Sem expertise para projetos tão complexos, surgiram problemas graves de construção, atrasos nos cronogramas de entrega, revisões de preços nos contratos, aumento de custos. Para culminar, em 2014, com as investigações da Lava Jato foram revelados esquemas fraudulentos bilionários centrados na Transpetro e na Sete Brasil. A indústria voltou ao ostracismo. Endividada e em litígios judiciais com bancos e estaleiros, a Sete Brasil está desde 2016 em recuperação judicial, assim como três estaleiros criados naquela época.

O atual presidente da Transpetro acompanhou a história do outro lado do balcão. Até assumir o cargo, neste ano, Sérgio Bacci ocupava a direção do Sindicato Nacional da Indústria Naval (Sinaval). Assistiu de perto ao fiasco de um projeto megalômano, colocado em prática sem planejamento, sem a adequada capacitação de mão de obra, sem domínio tecnológico e sem condições de competir em custos com gigantes asiáticos que dominam um mercado globalizado.
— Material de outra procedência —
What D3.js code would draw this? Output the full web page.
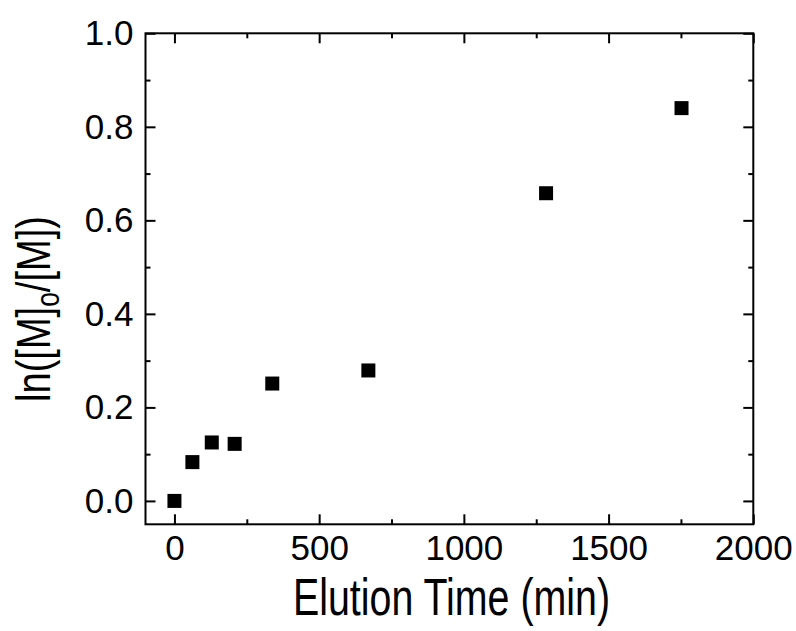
<!DOCTYPE html>
<html>
<head>
<meta charset="utf-8">
<script src="https://cdn.jsdelivr.net/npm/d3@7"></script>
<style>
  body { margin: 0; background: #fff; }
  svg { display: block; }
  .axis text { font-family: "Liberation Sans", Arial, sans-serif; font-size: 35px; fill: #000; }
  .axis line { stroke: #000; stroke-width: 2px; }
  .title { font-family: "Liberation Sans", Arial, sans-serif; fill: #000; }
</style>
</head>
<body>
<div id="chart"></div>
<script>
// data
var elutionTime = [0, 62, 129, 208, 338, 670, 1284, 1752];
var lnRatio = [0.000, 0.083, 0.125, 0.122, 0.251, 0.279, 0.658, 0.840];
var xMajorTicks = [0, 500, 1000, 1500, 2000];
var xMinorTicks = [250, 750, 1250, 1750];
var yMajorTicks = [0.0, 0.2, 0.4, 0.6, 0.8, 1.0];
var yMinorTicks = [0.1, 0.3, 0.5, 0.7, 0.9];

var W = 796, H = 631;
var margin = { left: 145.5, right: 796 - 753.3, top: 33.3, bottom: 631 - 524.3 };
var w = W - margin.left - margin.right;
var h = H - margin.top - margin.bottom;

var svg = d3.select('#chart').append('svg')
    .attr('width', W)
    .attr('height', H);

var g = svg.append('g')
    .attr('transform', 'translate(' + margin.left + ',' + margin.top + ')');

var x = d3.scaleLinear().domain([-100, 2000]).range([0, w]);
var y = d3.scaleLinear().domain([-0.05, 1.0]).range([h, 0]);

function cleanAxis(sel) {
    sel.select('.domain').remove();
    sel.attr('font-size', null).attr('font-family', null);
}

// bottom axis, ticks point inwards
g.append('g').attr('class', 'axis')
    .attr('transform', 'translate(0,' + h + ')')
    .call(d3.axisBottom(x).tickValues(xMajorTicks).tickSize(-10).tickPadding(11).tickFormat(d3.format('d')))
    .call(cleanAxis);
g.append('g').attr('class', 'axis')
    .attr('transform', 'translate(0,' + h + ')')
    .call(d3.axisBottom(x).tickValues(xMinorTicks).tickSize(-5).tickFormat(''))
    .call(cleanAxis);

// top axis, ticks only
g.append('g').attr('class', 'axis')
    .call(d3.axisTop(x).tickValues(xMajorTicks).tickSize(-10).tickFormat(''))
    .call(cleanAxis);
g.append('g').attr('class', 'axis')
    .call(d3.axisTop(x).tickValues(xMinorTicks).tickSize(-5).tickFormat(''))
    .call(cleanAxis);

// left axis
g.append('g').attr('class', 'axis')
    .call(d3.axisLeft(y).tickValues(yMajorTicks).tickSize(-10).tickPadding(12).tickFormat(d3.format('.1f')))
    .call(cleanAxis);
g.append('g').attr('class', 'axis')
    .call(d3.axisLeft(y).tickValues(yMinorTicks).tickSize(-5).tickFormat(''))
    .call(cleanAxis);

// right axis, ticks only
g.append('g').attr('class', 'axis')
    .attr('transform', 'translate(' + w + ',0)')
    .call(d3.axisRight(y).tickValues(yMajorTicks).tickSize(-10).tickFormat(''))
    .call(cleanAxis);
g.append('g').attr('class', 'axis')
    .attr('transform', 'translate(' + w + ',0)')
    .call(d3.axisRight(y).tickValues(yMinorTicks).tickSize(-5).tickFormat(''))
    .call(cleanAxis);

// frame
g.append('rect')
    .attr('width', w)
    .attr('height', h)
    .attr('fill', 'none')
    .attr('stroke', '#000')
    .attr('stroke-width', 2);

// points
var pts = elutionTime.map(function (t, i) { return { t: t, v: lnRatio[i] }; });
var s = 14;
g.selectAll('.pt')
    .data(pts)
    .enter().append('rect')
    .attr('class', 'pt')
    .attr('x', function (d) { return x(d.t) - s / 2; })
    .attr('y', function (d) { return y(d.v) - s / 2; })
    .attr('width', s)
    .attr('height', s)
    .attr('fill', '#000');

// axis titles (the original lettering is narrow, so squeeze it)
svg.append('text')
    .attr('class', 'title')
    .attr('x', 451.5)
    .attr('y', 615)
    .attr('text-anchor', 'middle')
    .attr('font-size', 52)
    .attr('textLength', 317)
    .attr('lengthAdjust', 'spacingAndGlyphs')
    .text('Elution Time (min)');

var yt = svg.append('text')
    .attr('class', 'title')
    .attr('transform', 'translate(50,309) rotate(-90)')
    .attr('text-anchor', 'middle')
    .attr('font-size', 49)
    .attr('textLength', 186)
    .attr('lengthAdjust', 'spacingAndGlyphs');
yt.append('tspan').text('ln([M]');
yt.append('tspan').attr('font-size', 34).attr('dy', 9).text('o');
yt.append('tspan').attr('dy', -9).text('/[M])');
</script>
</body>
</html>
Assusta que esteja prestes a reeditar o malogro.

Sempre meritória, a criação de empregos não pode ser uma medida artificial. Para ser sustentável, deve ser consequência de políticas públicas pensadas a longo prazo. Ao impor conteúdo nacional exorbitante (o porcentual chegou a 70%) nas obras navais, o governo tornou a construção duas a três vezes mais cara do que em países que, com estrutura madura e consolidada, atingem produtividade suficiente para baratear custos. Não há como chegar a este nível num passe de mágica. Bacci sabe disso. O presidente da Petrobras, Jean Paul Prates, e o presidente Lula da Silva também sabem. Mas parece que todos preferem o ilusionismo.

Quando foi criado, em 2004, o Programa de Modernização e Expansão da Frota da Transpetro (Promef), já com a megaencomenda de 49 navios, a propaganda oficial era de que o ritmo de crescimento da produção de petróleo tornaria em poucos anos o Brasil competitivo no mercado naval. Partia de um pressuposto duvidoso ao acreditar que a demanda de uma única empresa, mesmo sendo do porte da Petrobras, pudesse empurrar toda uma indústria pesada como a naval à criação de escala para competir mundialmente.

“A indústria naval não pode errar de novo”, disse Bacci na entrevista. O presidente da Transpetro deveria ouvir a si mesmo e repensar a forma de contribuir para a formação de um mercado bem-sucedido no País. Ao contrário do que ele defende, não adianta empurrar para “pegar no tranco”.